[SET EXERCISE]: Copy, exactly as written, the lines that begin at the one containing "Give me the matplotlib source for this chart." and end at the one containing "yticks = [0, 10, 20, 30, 40, 50, 60]". Skip any pictures in the data below.

(Source code of charts)
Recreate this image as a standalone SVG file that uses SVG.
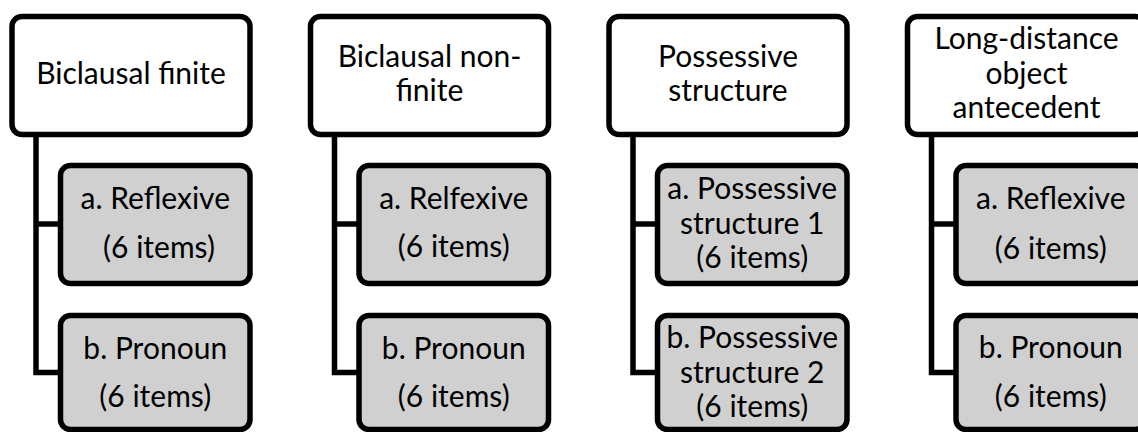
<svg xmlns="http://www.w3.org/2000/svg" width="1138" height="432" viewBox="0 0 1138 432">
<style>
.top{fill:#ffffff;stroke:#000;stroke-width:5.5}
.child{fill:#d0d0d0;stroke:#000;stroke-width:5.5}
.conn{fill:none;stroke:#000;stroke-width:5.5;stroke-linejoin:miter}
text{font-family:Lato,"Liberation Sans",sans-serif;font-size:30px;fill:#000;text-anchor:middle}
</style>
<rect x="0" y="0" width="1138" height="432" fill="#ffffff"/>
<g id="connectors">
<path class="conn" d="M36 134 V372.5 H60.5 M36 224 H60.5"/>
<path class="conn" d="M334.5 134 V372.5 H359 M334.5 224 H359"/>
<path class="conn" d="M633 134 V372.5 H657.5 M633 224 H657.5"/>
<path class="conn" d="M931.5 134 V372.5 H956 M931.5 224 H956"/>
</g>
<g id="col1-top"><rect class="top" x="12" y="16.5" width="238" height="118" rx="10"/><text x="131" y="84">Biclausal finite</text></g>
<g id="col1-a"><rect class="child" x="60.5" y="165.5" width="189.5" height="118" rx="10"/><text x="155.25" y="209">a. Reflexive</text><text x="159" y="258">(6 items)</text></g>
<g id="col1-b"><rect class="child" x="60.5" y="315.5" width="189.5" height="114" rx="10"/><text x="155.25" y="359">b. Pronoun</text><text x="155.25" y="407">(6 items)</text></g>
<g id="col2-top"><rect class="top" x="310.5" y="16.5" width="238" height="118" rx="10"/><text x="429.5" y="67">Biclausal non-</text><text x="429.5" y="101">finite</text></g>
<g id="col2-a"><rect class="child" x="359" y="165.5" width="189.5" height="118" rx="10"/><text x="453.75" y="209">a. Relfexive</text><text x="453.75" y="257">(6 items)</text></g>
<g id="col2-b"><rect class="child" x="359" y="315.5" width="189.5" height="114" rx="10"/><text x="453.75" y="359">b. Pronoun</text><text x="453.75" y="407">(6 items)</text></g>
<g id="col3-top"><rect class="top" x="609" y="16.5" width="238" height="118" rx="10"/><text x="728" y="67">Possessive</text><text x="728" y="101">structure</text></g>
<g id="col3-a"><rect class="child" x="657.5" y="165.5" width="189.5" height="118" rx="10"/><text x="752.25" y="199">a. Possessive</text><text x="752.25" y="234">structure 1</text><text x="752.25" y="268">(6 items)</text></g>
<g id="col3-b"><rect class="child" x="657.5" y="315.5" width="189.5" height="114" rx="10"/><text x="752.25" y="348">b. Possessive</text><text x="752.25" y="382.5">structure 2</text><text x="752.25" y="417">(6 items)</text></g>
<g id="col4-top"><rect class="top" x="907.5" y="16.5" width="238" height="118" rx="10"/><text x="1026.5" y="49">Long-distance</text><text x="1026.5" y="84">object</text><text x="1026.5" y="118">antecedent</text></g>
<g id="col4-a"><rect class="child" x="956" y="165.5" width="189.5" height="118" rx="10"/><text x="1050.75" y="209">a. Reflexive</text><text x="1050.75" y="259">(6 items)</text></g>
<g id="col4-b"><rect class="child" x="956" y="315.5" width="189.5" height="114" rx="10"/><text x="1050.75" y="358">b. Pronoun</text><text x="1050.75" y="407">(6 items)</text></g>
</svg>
--
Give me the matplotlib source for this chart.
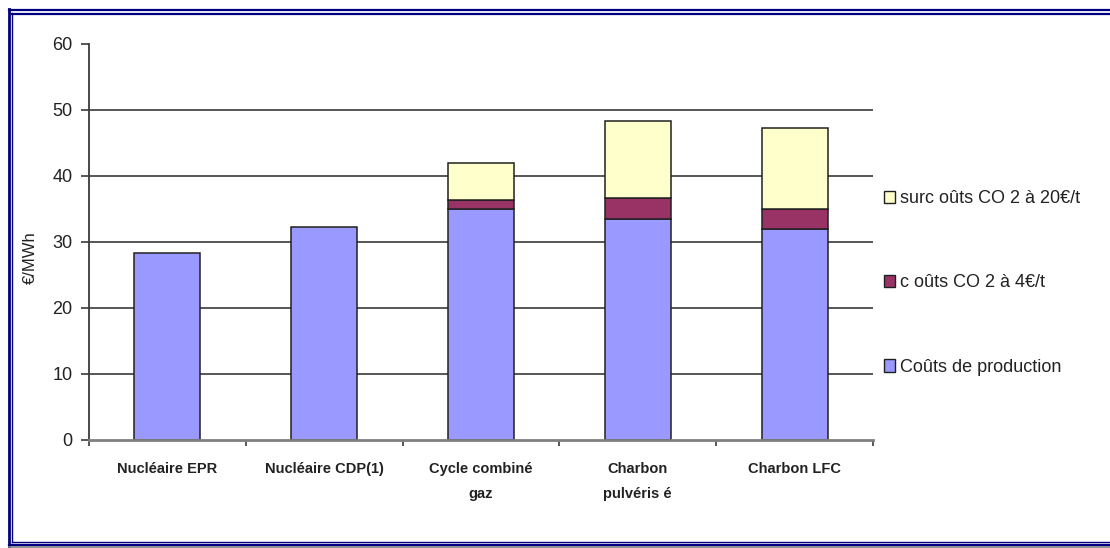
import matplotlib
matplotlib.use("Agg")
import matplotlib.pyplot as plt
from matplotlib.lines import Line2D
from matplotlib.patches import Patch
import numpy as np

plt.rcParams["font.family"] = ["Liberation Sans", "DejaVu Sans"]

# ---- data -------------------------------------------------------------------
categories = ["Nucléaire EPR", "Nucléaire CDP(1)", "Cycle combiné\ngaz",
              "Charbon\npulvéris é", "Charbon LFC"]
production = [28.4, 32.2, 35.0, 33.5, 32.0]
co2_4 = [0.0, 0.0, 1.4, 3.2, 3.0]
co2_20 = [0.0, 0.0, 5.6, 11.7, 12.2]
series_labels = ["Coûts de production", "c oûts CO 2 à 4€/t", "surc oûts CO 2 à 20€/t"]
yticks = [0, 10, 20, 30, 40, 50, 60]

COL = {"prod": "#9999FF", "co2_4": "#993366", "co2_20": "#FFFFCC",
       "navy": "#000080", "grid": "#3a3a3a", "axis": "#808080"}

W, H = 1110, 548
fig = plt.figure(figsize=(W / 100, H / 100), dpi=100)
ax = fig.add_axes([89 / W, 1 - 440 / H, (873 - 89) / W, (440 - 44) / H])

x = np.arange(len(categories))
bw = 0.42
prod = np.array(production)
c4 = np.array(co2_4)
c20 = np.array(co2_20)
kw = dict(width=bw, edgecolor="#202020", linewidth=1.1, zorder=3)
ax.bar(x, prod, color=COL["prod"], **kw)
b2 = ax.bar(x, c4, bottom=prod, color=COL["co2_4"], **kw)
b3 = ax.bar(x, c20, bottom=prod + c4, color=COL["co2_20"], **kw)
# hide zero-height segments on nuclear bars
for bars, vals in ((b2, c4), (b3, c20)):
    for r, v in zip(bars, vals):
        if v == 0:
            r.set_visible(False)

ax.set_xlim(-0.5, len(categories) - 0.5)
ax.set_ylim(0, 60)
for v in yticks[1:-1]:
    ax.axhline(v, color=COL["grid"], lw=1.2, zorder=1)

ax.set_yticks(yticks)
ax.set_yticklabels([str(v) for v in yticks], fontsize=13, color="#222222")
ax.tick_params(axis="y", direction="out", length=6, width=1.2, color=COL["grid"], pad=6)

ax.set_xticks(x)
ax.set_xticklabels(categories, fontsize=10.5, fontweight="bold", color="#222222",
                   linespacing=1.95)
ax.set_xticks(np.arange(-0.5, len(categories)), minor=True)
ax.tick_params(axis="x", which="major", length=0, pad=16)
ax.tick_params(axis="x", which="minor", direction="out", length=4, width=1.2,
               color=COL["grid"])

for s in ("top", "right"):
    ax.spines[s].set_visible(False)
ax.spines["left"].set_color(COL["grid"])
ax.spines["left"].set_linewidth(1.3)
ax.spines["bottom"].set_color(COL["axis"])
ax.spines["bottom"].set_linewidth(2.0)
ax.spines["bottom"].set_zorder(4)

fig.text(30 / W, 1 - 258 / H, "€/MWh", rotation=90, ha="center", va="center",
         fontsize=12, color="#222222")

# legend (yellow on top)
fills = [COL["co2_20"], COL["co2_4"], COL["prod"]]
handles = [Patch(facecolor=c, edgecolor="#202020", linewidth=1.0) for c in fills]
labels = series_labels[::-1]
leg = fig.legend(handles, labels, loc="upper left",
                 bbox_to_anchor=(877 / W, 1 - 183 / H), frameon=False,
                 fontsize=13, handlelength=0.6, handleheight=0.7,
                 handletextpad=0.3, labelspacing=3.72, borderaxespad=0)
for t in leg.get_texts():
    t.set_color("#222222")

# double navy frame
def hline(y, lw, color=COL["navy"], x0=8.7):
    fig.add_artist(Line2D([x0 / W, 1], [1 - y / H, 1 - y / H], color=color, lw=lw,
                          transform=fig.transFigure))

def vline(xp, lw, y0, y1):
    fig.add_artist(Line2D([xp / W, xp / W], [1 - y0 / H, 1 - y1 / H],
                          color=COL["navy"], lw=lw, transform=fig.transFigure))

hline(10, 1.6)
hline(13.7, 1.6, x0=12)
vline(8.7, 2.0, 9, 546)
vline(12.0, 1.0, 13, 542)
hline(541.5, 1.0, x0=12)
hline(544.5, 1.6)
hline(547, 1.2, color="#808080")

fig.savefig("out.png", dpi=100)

[REPLY]:
Give me the matplotlib source for this chart.
import matplotlib
matplotlib.use("Agg")
import matplotlib.pyplot as plt
from matplotlib.lines import Line2D
from matplotlib.patches import Patch
import numpy as np

plt.rcParams["font.family"] = ["Liberation Sans", "DejaVu Sans"]

# ---- data -------------------------------------------------------------------
categories = ["Nucléaire EPR", "Nucléaire CDP(1)", "Cycle combiné\ngaz",
              "Charbon\npulvéris é", "Charbon LFC"]
production = [28.4, 32.2, 35.0, 33.5, 32.0]
co2_4 = [0.0, 0.0, 1.4, 3.2, 3.0]
co2_20 = [0.0, 0.0, 5.6, 11.7, 12.2]
series_labels = ["Coûts de production", "c oûts CO 2 à 4€/t", "surc oûts CO 2 à 20€/t"]
yticks = [0, 10, 20, 30, 40, 50, 60]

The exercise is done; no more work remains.